Earlier this year, the Port of Tacoma’s board approved a 30-year lease for a $1.8 billion natural gas-to-methanol plant by Northwest Innovation Works, slated for a 2019 opening.
Also in the works: Puget Sound Energy’s liquid natural gas fueling station, projected to open in 2018. It would be the first in the state and would allow ships in Puget Sound to fuel up on less expensive and cleaner-burning natural gas.
The projects come at a time when a combination of heavier truck and rail traffic, bridge closures and lower staffing at the Fire Department have contributed to increased response times, said Joe Meinecke, spokesman for the Fire Department. Response times increased by nearly a full minute over five years, from 9 minutes and 16 seconds in 2009 to 10 minutes and 14 seconds in 2013.
The Tideflats study is an extension of the city’s first transportation master plan, which is assessing Tacoma’s road, transit, bicycle and pedestrian traffic needs over the next 20 years. That study alone is $500,000.
Several governments and companies are splitting the bill for the extra $600,000 of work to zero in on the Tideflats area. Tacoma’s Planning and Development Services Department will pay $200,000, the Port of Tacoma $75,000, Puget Sound Energy $75,000, the Puyallup Tribe $75,000, the Tacoma Fire Department $50,000, Tacoma Rail $50,000, and U.S. Oil and Targa Sound Terminal $37,500 each.
When the study is complete at the end of the year, it will help the city and port decide what elements are needed in what’s called an intelligent transportation system, which monitors train, container and road traffic with a computer system. Munce said the study will also suggest how to pay for the system.

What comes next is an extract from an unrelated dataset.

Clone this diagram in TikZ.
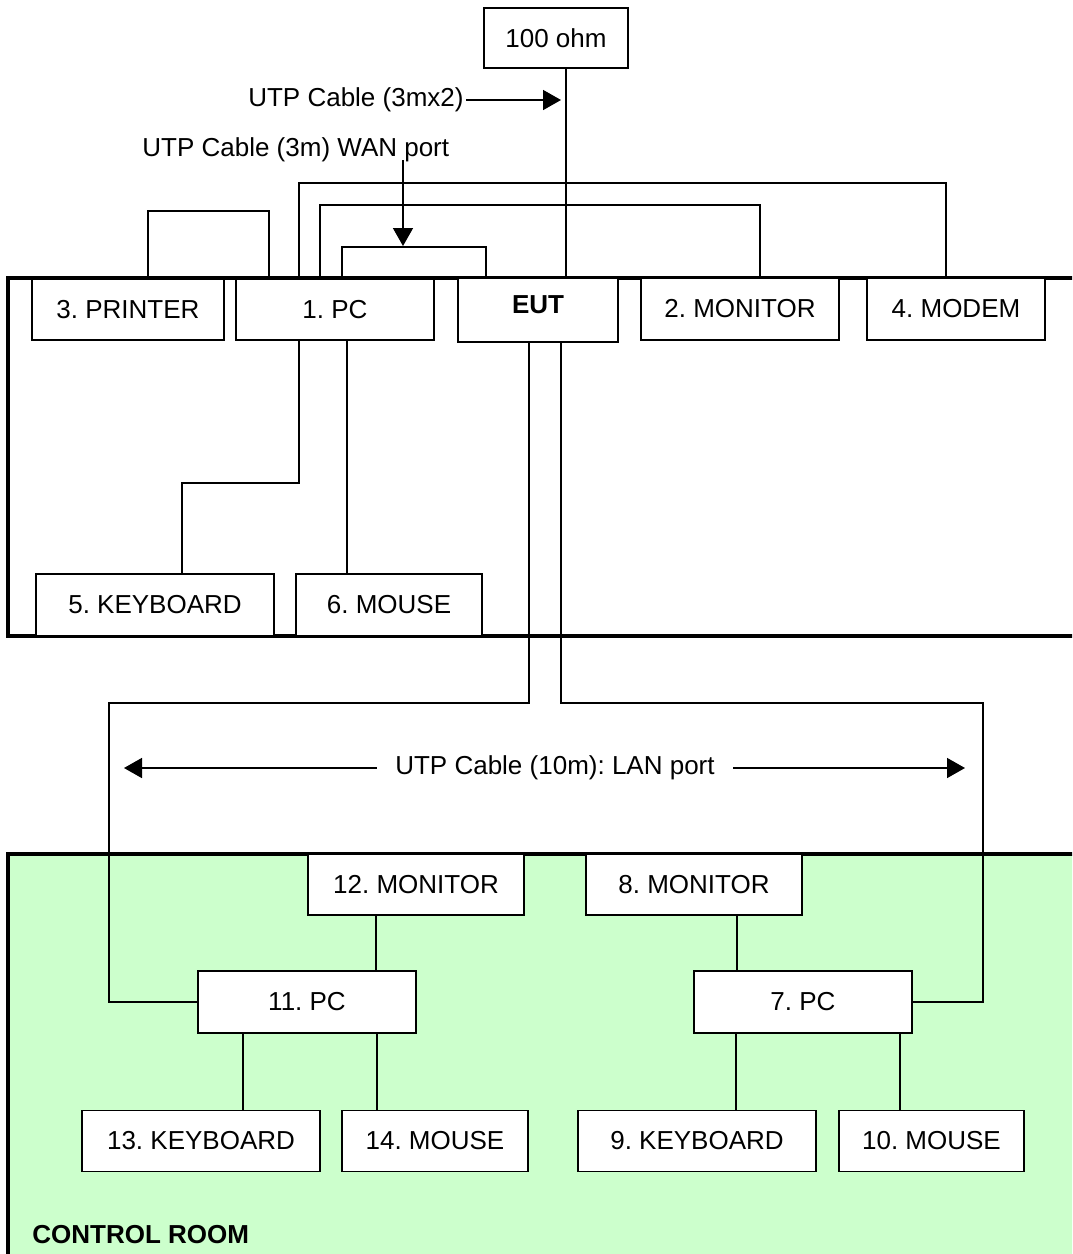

“One thing that is clear is how useful an intelligent transportation system would be to manage the whole road network on the Tideflats,” Munce said. “Technology is being used more and more across the region.”
One example of such a system locally is Interstate 5 headed into Seattle, where lanes of the interstate have varying speed limits and can warn of crashes ahead. Munce said the state has plans to install an intelligent transportation system on state Route 509, although the money to do the work has not been identified.
An intelligent transportation system here could direct vehicles down lower-traffic roads, route traffic around stopped trains or it could route all traffic out of the area if an explosion or tsunami were to occur.
It could also change traffic signals to ease congestion and speed crews’ response to an emergency on the Tideflats.
The study will also tell the city whether it should add a fire station back to the Tideflats area. The Tideflats fire station was closed in 2013 after $11 million in budget cuts to the department.
Fire stations that ring the Tideflats in Tacoma and Fife now respond to emergencies there.
Once the study is complete, the city can determine what share new developments in the Tideflats would have to pay to implement the study’s recommendations, Munce said.